**Given information**
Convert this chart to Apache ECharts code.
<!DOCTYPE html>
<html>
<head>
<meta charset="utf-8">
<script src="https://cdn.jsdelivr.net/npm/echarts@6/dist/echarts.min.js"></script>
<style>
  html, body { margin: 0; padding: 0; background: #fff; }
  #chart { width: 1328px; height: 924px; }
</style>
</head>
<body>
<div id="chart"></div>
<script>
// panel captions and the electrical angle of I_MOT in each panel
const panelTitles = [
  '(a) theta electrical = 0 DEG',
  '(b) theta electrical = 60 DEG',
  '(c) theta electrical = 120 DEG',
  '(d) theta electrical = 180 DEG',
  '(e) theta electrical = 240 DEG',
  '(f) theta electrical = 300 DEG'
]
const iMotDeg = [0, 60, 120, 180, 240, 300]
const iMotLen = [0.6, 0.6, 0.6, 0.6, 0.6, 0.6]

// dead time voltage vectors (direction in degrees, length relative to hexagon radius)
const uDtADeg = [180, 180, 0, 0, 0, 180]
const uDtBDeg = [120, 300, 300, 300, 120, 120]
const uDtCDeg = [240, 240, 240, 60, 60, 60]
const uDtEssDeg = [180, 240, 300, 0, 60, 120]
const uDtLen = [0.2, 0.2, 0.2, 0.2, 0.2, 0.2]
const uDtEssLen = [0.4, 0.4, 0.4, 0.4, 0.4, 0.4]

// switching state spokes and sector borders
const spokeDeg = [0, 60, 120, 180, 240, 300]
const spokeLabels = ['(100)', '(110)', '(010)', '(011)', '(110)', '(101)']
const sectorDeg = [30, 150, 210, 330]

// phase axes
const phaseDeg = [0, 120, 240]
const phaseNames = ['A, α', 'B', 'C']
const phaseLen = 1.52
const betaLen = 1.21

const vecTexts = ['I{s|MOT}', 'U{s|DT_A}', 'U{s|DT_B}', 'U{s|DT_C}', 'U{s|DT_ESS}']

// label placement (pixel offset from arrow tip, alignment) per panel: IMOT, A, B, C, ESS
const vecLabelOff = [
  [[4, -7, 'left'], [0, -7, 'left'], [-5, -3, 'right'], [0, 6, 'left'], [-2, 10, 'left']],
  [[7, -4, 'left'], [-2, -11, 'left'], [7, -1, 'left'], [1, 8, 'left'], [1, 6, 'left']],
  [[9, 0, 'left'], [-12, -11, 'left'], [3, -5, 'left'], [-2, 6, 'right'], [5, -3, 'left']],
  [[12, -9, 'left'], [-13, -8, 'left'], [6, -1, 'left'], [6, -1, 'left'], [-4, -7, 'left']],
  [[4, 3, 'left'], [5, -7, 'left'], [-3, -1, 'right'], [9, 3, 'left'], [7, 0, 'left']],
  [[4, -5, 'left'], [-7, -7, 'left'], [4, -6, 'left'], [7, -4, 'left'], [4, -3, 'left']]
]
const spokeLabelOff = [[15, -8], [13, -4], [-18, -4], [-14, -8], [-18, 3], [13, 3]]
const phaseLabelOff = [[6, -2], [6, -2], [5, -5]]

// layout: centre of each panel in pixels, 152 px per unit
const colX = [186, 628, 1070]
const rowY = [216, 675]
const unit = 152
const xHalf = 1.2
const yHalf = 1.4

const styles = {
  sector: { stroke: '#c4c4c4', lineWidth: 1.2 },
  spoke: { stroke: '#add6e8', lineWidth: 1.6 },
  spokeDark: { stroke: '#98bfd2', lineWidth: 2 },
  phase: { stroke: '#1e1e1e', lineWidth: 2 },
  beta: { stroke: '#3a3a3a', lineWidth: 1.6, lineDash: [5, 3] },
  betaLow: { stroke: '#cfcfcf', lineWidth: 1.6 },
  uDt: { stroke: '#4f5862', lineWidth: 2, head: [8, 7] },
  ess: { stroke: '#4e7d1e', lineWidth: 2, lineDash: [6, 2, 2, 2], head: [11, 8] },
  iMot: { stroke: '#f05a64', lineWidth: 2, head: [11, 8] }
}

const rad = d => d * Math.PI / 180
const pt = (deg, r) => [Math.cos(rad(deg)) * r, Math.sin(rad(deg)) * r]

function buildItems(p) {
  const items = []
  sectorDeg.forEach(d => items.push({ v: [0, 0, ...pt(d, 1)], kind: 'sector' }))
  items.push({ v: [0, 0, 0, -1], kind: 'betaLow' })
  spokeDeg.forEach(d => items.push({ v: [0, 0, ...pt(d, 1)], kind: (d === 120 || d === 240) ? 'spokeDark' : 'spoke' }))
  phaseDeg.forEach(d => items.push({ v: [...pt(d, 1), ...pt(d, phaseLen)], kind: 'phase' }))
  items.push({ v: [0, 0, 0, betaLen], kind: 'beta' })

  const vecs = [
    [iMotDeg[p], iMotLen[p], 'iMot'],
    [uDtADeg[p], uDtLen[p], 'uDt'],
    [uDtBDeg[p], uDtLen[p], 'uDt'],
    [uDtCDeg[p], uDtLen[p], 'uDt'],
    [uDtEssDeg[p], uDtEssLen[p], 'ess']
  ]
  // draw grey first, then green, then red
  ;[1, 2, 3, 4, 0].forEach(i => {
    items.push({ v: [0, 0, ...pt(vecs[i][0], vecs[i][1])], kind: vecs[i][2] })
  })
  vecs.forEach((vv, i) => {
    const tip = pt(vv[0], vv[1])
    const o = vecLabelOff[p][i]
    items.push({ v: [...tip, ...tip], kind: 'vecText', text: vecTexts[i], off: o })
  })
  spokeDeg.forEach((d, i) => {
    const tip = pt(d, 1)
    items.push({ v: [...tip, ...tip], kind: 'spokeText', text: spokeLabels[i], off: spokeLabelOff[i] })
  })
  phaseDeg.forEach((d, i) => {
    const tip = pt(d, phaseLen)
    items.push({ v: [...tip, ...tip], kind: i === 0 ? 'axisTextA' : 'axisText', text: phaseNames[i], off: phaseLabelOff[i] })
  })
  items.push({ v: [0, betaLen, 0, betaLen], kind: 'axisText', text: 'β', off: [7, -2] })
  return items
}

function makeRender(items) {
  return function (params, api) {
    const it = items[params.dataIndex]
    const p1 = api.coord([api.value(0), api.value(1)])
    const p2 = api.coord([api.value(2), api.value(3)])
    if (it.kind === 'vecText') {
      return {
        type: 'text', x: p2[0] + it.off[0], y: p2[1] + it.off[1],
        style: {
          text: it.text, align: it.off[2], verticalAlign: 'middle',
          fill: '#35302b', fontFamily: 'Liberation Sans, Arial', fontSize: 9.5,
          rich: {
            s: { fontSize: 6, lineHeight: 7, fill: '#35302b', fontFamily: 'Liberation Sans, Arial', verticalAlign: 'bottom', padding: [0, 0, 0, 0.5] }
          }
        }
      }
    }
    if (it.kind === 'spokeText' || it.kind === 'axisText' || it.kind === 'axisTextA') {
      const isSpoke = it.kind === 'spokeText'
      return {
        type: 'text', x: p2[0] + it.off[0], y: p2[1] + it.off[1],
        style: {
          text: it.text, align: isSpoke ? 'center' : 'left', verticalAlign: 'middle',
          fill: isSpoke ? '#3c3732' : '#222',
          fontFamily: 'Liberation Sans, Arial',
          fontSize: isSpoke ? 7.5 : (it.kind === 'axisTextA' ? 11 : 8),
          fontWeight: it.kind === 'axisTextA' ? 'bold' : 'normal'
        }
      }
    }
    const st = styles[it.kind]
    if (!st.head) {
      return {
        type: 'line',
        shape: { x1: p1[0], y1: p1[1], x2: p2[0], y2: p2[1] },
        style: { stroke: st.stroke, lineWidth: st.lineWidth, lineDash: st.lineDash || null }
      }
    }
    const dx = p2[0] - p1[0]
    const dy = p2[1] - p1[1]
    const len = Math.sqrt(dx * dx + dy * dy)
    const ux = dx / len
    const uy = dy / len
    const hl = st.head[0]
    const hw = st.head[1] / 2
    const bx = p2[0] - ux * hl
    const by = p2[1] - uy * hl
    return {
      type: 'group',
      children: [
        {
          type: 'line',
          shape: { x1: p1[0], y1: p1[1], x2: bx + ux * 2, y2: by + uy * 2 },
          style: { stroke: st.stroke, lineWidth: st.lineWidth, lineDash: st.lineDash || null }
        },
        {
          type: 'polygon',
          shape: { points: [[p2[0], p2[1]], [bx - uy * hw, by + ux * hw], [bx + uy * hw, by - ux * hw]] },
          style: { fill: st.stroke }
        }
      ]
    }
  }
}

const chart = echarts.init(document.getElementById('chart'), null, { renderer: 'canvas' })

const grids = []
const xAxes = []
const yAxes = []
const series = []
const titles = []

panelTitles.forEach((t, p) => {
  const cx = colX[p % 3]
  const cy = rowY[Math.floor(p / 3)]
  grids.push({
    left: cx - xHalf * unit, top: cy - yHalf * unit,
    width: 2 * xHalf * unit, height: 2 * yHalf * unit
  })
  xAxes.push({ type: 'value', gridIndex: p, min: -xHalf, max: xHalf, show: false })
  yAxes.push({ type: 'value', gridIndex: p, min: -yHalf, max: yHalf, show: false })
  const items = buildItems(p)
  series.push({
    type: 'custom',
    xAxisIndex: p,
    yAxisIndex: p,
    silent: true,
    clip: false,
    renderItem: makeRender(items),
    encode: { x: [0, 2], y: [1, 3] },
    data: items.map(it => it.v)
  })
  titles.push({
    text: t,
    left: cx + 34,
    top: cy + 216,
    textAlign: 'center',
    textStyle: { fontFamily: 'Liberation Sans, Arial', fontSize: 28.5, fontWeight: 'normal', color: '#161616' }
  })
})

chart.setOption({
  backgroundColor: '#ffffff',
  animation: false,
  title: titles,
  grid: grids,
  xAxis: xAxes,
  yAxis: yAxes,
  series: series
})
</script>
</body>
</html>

**Given instruction**
Your task is to quote the lines above, beginning with the first and ending with the one that holds "const iMotLen = [0.6, 0.6, 0.6, 0.6, 0.6, 0.6]".

**Task answer**
Convert this chart to Apache ECharts code.
<!DOCTYPE html>
<html>
<head>
<meta charset="utf-8">
<script src="https://cdn.jsdelivr.net/npm/echarts@6/dist/echarts.min.js"></script>
<style>
  html, body { margin: 0; padding: 0; background: #fff; }
  #chart { width: 1328px; height: 924px; }
</style>
</head>
<body>
<div id="chart"></div>
<script>
// panel captions and the electrical angle of I_MOT in each panel
const panelTitles = [
  '(a) theta electrical = 0 DEG',
  '(b) theta electrical = 60 DEG',
  '(c) theta electrical = 120 DEG',
  '(d) theta electrical = 180 DEG',
  '(e) theta electrical = 240 DEG',
  '(f) theta electrical = 300 DEG'
]
const iMotDeg = [0, 60, 120, 180, 240, 300]
const iMotLen = [0.6, 0.6, 0.6, 0.6, 0.6, 0.6]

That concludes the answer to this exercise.